I am trying to force Solr to tokenize document on white-space, comma, :
and ;
. Something similar to what SQL Server Full Text search does. If I use text_general
field then it tokenizes on other characters as well like ('/','\','-')
, I tried using
<tokenizer class="solr.PatternTokenizerFactory" pattern="\s*,:;\s*"/>
But it doesn't tokenize it.

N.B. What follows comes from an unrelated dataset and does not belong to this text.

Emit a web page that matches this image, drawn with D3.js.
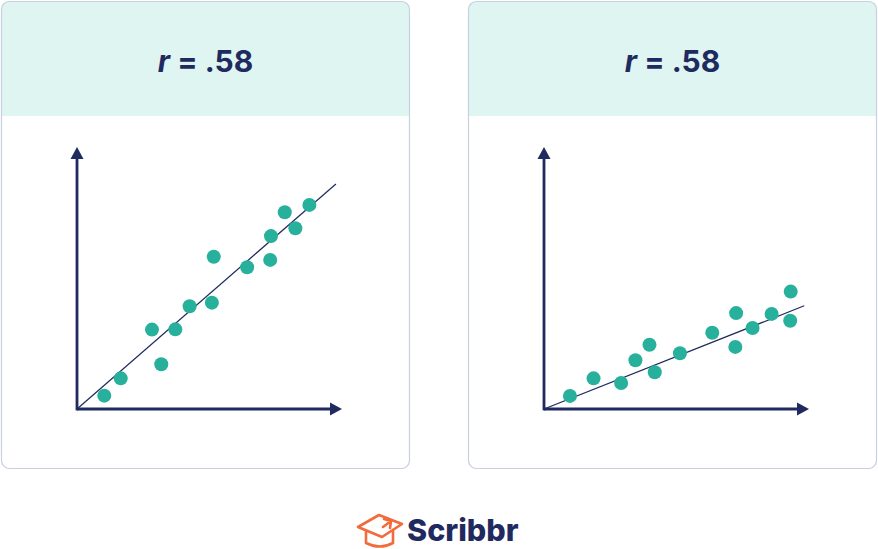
<!DOCTYPE html>
<html>
<head>
<meta charset="utf-8">
<script src="https://cdn.jsdelivr.net/npm/d3@7"></script>
<style>
  html, body { margin: 0; padding: 0; background: #ffffff; }
  svg { display: block; }
</style>
</head>
<body>
<svg id="chart" width="878" height="549"></svg>
<script>
// ---- data ----
const panelTitles = ["r = .58", "r = .58"];
const leftX  = [10.3, 16.5, 28.3, 31.8, 37.1, 42.5, 50.9, 51.6, 64.2, 72.9, 73.2, 78.4, 82.4, 87.7];
const leftY  = [5.1, 11.7, 30.3, 17.1, 30.4, 39.2, 40.6, 58.1, 54.1, 56.9, 66.0, 75.1, 69.0, 77.9];
const leftLine = [[0, 0], [97.7, 85.9]];
const rightX = [9.8, 18.7, 29.1, 34.5, 39.8, 41.8, 51.3, 63.5, 72.5, 72.2, 78.7, 85.9, 93.1, 92.9];
const rightY = [5.0, 11.7, 9.9, 18.6, 24.5, 14.0, 21.3, 29.1, 36.6, 23.7, 30.9, 36.3, 44.8, 33.7];
const rightLine = [[0, 0], [98.2, 39.4]];
const brand = "Scribbr";

// ---- style ----
const NAVY = "#1f2a5f";
const TEAL = "#27b09b";
const HEADER = "#dff5f2";
const BORDER = "#c8cfe0";
const ORANGE = "#f26b3a";

const svg = d3.select("#chart");

const panels = [
  { x0: 1, title: panelTitles[0], xs: leftX, ys: leftY, line: leftLine, ox: 77 },
  { x0: 468, title: panelTitles[1], xs: rightX, ys: rightY, line: rightLine, ox: 544 }
];

const panelW = 409, panelH = 468, headerH = 115;

panels.forEach((p, i) => {
  const g = svg.append("g");
  const clipId = "clip" + i;
  svg.append("clipPath").attr("id", clipId)
    .append("rect").attr("x", p.x0).attr("y", 1).attr("width", panelW).attr("height", panelH).attr("rx", 8);

  g.append("rect").attr("x", p.x0).attr("y", 1).attr("width", panelW).attr("height", panelH)
    .attr("rx", 8).attr("fill", "#ffffff");
  g.append("rect").attr("x", p.x0).attr("y", 1).attr("width", panelW).attr("height", headerH)
    .attr("fill", HEADER).attr("clip-path", `url(#${clipId})`);
  g.append("rect").attr("x", p.x0 + 0.5).attr("y", 1.5).attr("width", panelW - 1).attr("height", panelH - 1)
    .attr("rx", 8).attr("fill", "none").attr("stroke", BORDER).attr("stroke-width", 1.2);

  // title
  const t = g.append("text")
    .attr("x", p.x0 + panelW / 2).attr("y", 72)
    .attr("text-anchor", "middle")
    .attr("font-family", "Inter, 'Noto Sans', sans-serif")
    .attr("font-weight", 700).attr("font-size", 30)
    .attr("fill", NAVY);
  const parts = p.title.split(" ");
  t.append("tspan").attr("font-style", "italic").text(parts[0]);
  t.append("tspan").text(" " + parts.slice(1).join(" "));

  // scales
  const x = d3.scaleLinear().domain([0, 100]).range([p.ox, p.ox + 265]);
  const y = d3.scaleLinear().domain([0, 100]).range([409, 147]);

  // axes
  const axX = x(0), axY = y(0);
  g.append("line").attr("x1", axX).attr("y1", axY).attr("x2", x(100) - 10).attr("y2", axY)
    .attr("stroke", NAVY).attr("stroke-width", 2.8);
  g.append("line").attr("x1", axX).attr("y1", axY + 1.4).attr("x2", axX).attr("y2", y(100) + 10)
    .attr("stroke", NAVY).attr("stroke-width", 2.8);
  // arrowheads
  g.append("path")
    .attr("d", `M${x(100)},${axY} L${x(100) - 12},${axY - 6.5} L${x(100) - 12},${axY + 6.5} Z`)
    .attr("fill", NAVY);
  g.append("path")
    .attr("d", `M${axX},${y(100)} L${axX - 6.5},${y(100) + 12} L${axX + 6.5},${y(100) + 12} Z`)
    .attr("fill", NAVY);

  // regression line
  g.append("line")
    .attr("x1", x(p.line[0][0])).attr("y1", y(p.line[0][1]))
    .attr("x2", x(p.line[1][0])).attr("y2", y(p.line[1][1]))
    .attr("stroke", NAVY).attr("stroke-width", 1.2);

  // points
  g.selectAll("circle.pt").data(p.xs.map((d, k) => [d, p.ys[k]])).join("circle")
    .attr("class", "pt")
    .attr("cx", d => x(d[0])).attr("cy", d => y(d[1]))
    .attr("r", 7).attr("fill", TEAL);
});

// ---- logo ----
const logo = svg.append("g");
const ic = logo.append("g").attr("fill", "none").attr("stroke", ORANGE)
  .attr("stroke-width", 2.6).attr("stroke-linejoin", "round").attr("stroke-linecap", "round");
// mortarboard
ic.append("path").attr("d", "M358,527 L379,515 L402,524 L382,537 Z");
// cap bowl
ic.append("path").attr("d", "M366,532 L366,543 Q380,550 393,543 L393,530");
// tassel arrow
ic.append("path").attr("d", "M383,527 L391,521 L384,519 M391,521 L390,528");

logo.append("text")
  .attr("x", 407).attr("y", 541)
  .attr("font-family", "Inter, 'Noto Sans', sans-serif")
  .attr("font-weight", 800).attr("font-size", 30.5)
  .attr("fill", NAVY)
  .text(brand);
</script>
</body>
</html>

Here is how my FieldType
looks like:
<fieldType name="text_sqlserver" class="solr.TextField" positionIncrementGap="100">
<analyzer type="index">
<tokenizer class="solr.PatternTokenizerFactory" pattern="\s*,:;\s*"/>
<filter class="solr.StopFilterFactory" ignoreCase="true" words="stopwords.txt" />
<filter class="solr.LowerCaseFilterFactory"/>
</analyzer>
<analyzer type="query">
<tokenizer class="solr.PatternTokenizerFactory" pattern="\s*,:;\s*"/>
<filter class="solr.StopFilterFactory" ignoreCase="true" words="stopwords.txt" />
<filter class="solr.SynonymFilterFactory" synonyms="synonyms.txt" ignoreCase="true" expand="true"/>
<filter class="solr.LowerCaseFilterFactory"/>
</analyzer>
</fieldType>
Is there anything that I am missing ? I have to search for case insensitive comparison as well.